As every .NET developer knows memory usage is managed from Garbage Collector. This layer determines when memory is released and how to reorganize it. It allocates spaces for each thread separately and avoid conflicts.
For this, we programmers often don’t know exactly what really happen at this level, the details.
In general, this is enough, because GC has been built in order to permit developer to concentrate at higher levels.
But sometimes, especially when you pass pointers to memory block, like array to API functions or specifically to MKL API functions, it is important to know what happen under the scene.

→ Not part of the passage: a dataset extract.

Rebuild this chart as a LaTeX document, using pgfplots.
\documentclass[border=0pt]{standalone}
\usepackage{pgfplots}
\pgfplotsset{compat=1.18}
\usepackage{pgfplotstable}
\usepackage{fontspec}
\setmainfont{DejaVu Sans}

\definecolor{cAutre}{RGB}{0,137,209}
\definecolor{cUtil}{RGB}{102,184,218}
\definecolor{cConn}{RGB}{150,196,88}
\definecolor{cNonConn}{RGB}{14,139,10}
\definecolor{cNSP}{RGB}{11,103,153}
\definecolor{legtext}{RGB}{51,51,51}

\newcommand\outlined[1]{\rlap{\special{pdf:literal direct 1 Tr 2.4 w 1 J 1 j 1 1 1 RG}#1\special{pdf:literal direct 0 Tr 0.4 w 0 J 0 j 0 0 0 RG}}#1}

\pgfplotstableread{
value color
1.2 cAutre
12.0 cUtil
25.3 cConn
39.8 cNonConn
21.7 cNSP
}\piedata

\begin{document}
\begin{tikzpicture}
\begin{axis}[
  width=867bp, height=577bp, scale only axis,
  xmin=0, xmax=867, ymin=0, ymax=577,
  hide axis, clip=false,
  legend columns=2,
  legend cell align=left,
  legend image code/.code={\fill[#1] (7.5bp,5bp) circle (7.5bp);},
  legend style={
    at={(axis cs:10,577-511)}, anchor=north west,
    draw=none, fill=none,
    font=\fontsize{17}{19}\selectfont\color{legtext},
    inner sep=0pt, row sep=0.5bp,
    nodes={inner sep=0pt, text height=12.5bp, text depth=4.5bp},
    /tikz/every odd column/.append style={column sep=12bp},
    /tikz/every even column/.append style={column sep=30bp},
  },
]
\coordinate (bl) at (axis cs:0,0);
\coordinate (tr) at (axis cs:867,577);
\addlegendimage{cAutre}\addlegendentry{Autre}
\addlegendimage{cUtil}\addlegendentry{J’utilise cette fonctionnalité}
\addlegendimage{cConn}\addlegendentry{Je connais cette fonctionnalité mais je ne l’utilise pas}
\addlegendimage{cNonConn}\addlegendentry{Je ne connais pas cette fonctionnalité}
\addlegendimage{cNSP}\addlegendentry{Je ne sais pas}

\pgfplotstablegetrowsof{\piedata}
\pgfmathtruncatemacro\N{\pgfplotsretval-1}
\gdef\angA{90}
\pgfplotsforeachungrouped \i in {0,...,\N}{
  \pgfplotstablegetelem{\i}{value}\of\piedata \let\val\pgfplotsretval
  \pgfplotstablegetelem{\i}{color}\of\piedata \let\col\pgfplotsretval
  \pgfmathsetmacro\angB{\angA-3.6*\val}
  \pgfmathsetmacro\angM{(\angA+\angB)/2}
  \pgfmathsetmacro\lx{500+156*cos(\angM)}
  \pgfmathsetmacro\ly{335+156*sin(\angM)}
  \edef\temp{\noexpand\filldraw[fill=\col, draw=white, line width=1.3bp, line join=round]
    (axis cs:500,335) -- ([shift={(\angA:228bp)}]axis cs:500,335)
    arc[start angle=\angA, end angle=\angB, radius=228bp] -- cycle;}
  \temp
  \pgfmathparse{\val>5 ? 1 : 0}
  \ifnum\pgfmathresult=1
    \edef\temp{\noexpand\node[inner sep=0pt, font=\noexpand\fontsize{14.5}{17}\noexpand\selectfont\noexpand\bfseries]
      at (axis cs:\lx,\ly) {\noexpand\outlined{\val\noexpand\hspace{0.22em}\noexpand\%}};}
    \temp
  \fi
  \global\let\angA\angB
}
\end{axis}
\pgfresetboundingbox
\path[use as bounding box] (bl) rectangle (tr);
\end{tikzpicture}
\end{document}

IntPtr x = new IntPtr(0); double x_init = null; x = mkl_malloc(sizeof(double) * n, 64); Marshal.Copy(x_init, 0, x, n); //use x pointer … mkl_free(ref x);
This set of instructions define a memory space for an array of double and assign a memory pointer to x. This pointer x is then passed to a function like this:
[DllImport("mkl_rt.dll", CallingConvention = CallingConvention.Cdecl, ExactSpelling = true, SetLastError = false)] internal static extern int dtrnlspbc_init( ref IntPtr handle, ref int n, ref int m, IntPtr x, IntPtr LW, IntPtr UP, double eps, ref int iter1, ref int iter2, ref double rs );
Everything seems to work, but this is a very subtle felling!
Yes, because memory is in the heap area managed by GC and can be moved, reorganized. This means that your pointer x is not reliable.

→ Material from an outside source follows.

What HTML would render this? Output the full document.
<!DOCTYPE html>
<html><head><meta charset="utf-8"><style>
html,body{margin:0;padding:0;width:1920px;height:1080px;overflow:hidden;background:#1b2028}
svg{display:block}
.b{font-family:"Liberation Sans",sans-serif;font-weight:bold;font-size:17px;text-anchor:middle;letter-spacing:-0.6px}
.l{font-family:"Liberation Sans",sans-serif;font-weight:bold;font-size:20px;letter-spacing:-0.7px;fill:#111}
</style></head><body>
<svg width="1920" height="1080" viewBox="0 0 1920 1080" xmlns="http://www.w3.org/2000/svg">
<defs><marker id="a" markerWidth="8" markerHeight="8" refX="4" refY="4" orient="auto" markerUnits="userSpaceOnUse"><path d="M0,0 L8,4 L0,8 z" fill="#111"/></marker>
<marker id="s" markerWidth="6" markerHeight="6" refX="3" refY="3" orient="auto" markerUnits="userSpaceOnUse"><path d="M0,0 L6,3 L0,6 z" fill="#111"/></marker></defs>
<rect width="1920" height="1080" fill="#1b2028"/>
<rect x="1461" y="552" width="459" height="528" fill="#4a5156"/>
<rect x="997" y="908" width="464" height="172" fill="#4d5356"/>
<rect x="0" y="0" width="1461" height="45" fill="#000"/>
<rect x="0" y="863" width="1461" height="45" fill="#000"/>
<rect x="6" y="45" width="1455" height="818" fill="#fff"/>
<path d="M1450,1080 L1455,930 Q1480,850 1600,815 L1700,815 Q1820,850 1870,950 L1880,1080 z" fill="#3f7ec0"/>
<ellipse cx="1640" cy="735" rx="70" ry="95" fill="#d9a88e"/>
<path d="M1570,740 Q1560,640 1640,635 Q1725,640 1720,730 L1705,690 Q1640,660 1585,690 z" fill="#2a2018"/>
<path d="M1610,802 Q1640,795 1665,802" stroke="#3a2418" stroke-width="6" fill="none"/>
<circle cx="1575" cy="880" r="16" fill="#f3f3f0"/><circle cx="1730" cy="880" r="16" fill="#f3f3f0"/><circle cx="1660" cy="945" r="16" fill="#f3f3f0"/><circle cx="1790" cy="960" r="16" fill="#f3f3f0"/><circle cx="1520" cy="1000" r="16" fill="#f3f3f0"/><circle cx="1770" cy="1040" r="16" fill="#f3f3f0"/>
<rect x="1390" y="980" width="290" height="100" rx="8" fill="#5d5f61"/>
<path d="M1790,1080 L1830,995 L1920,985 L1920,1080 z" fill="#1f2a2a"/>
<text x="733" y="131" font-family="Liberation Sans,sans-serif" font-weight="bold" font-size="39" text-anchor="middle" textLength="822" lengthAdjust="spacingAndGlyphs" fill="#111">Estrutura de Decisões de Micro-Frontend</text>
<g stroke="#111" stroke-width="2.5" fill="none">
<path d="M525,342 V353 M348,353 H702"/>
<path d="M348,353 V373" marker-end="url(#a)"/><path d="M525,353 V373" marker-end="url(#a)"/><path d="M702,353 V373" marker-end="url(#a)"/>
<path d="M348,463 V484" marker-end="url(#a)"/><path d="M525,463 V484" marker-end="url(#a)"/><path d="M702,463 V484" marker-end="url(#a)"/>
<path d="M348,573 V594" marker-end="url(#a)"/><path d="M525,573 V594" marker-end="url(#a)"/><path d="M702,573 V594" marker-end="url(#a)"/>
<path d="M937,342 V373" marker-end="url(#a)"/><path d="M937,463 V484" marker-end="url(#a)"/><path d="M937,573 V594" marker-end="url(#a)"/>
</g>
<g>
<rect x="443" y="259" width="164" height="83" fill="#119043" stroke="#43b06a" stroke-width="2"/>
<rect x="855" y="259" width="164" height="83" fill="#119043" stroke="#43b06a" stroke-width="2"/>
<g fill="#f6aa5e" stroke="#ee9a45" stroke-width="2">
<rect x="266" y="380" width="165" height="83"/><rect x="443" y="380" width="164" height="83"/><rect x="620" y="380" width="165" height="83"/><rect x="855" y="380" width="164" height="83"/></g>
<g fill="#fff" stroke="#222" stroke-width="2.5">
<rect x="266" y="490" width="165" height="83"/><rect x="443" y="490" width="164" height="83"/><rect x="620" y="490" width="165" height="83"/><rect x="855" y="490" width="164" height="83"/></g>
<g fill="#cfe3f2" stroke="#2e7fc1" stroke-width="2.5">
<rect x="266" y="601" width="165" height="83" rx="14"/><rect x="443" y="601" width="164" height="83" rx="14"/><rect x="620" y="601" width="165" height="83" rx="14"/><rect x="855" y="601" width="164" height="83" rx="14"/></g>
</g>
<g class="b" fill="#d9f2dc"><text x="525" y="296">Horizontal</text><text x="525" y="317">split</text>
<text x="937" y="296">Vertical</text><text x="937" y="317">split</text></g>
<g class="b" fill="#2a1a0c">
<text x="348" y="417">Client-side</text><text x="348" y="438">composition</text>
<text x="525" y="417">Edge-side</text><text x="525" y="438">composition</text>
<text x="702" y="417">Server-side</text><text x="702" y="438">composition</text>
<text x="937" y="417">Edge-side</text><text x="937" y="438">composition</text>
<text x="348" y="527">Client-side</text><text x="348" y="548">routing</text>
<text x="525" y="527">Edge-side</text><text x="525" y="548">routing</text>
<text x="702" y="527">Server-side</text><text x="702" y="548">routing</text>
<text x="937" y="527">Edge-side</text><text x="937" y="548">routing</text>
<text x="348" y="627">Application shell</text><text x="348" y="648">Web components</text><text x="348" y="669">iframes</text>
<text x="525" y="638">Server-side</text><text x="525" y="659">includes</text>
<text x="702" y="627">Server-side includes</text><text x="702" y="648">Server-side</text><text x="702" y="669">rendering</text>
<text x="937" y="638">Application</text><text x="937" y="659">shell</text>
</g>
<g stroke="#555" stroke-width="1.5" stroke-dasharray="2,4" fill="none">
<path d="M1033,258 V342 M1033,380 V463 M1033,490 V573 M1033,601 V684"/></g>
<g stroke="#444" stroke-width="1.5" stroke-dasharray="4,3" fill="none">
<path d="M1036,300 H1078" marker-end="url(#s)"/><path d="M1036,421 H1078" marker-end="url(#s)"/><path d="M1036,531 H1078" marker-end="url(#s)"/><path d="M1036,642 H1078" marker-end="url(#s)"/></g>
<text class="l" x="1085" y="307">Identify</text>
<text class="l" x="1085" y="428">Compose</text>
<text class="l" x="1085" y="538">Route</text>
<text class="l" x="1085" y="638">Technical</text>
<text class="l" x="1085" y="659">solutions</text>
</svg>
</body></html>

We spend a lot of time to fight against strange results, sometimes good, sometimes not. Where was the trick? Was Intel fault of our fault? I don’t like this word “fault”, but the question was where the issue?

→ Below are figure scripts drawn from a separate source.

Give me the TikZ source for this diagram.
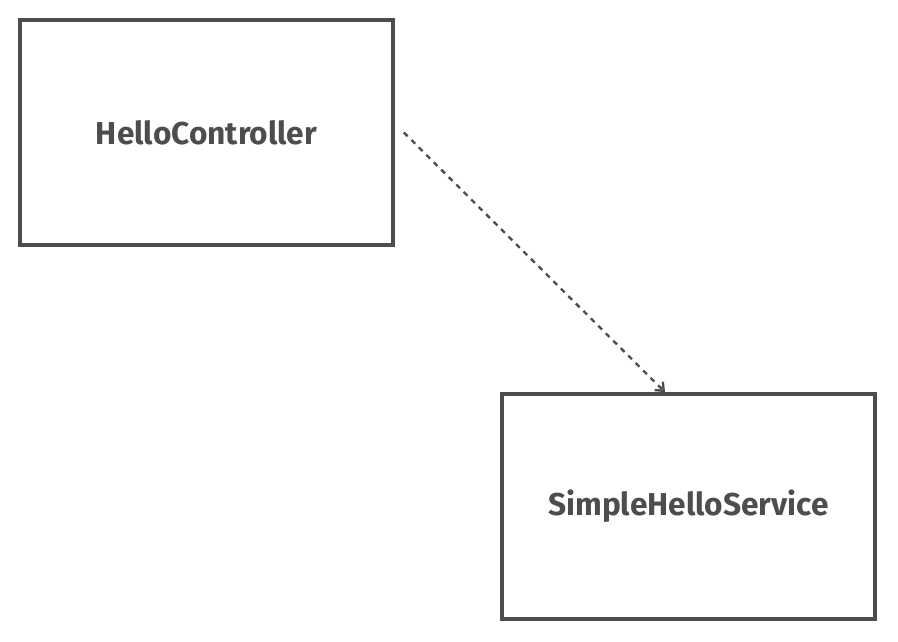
\documentclass[tikz,border=0pt]{standalone}
\usepackage{fontspec}
\setmainfont{Fira Sans}
\definecolor{boxgray}{RGB}{77,77,77}
\usetikzlibrary{arrows.meta,positioning,calc}

\begin{document}
\begin{tikzpicture}[x=0.03cm,y=-0.03cm,every node/.style={font=\fontsize{27}{32}\selectfont\bfseries,text=boxgray,align=center}]
  \useasboundingbox (0,0) rectangle (898,641);
  \tikzset{classbox/.style={draw=boxgray,line width=3.2pt,minimum width=11.19cm,minimum height=6.75cm,inner sep=0pt}}
  % Boxes
  \node[classbox] (ctrl) at (206.5,132.5) {HelloController};
  \node[classbox] (svc) at (688.5,506.5) {SimpleHelloService};
  % Dependency
  \coordinate (from) at ([xshift=0.27cm]ctrl.east);
  \coordinate (to) at ([xshift=-0.705cm]svc.north);
  \draw[boxgray,line width=2pt,dash pattern=on 4.5pt off 4.5pt,-{Straight Barb[length=6pt,width=10pt]}] (from) -- (to);
\end{tikzpicture}
\end{document}
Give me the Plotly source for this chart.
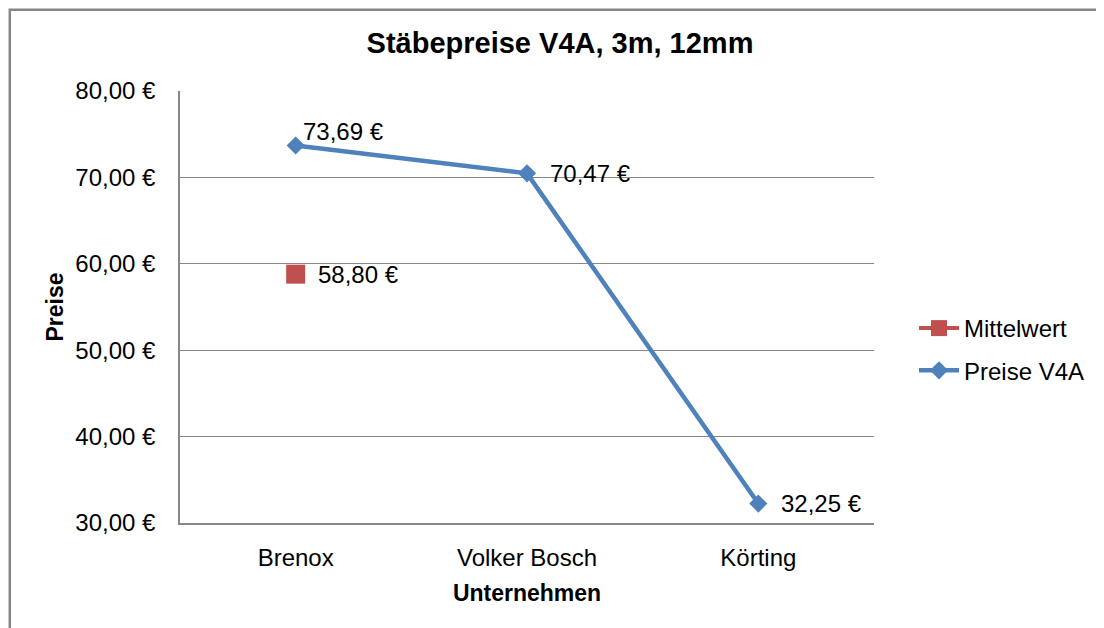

At the end, we got the solution!
This was: Pin the pointer with the correct syntax and methods.
GCHandle x_handle = GCHandle.Alloc(x_init, GCHandleType.Pinned); x = x_handle.AddrOfPinnedObject(); //use x pointer … x_handle.Free();
Now GC can’t move the pointer and the array used by API function is always located.
I hope these notes useful for poor developer always alone in the ocean of troubles.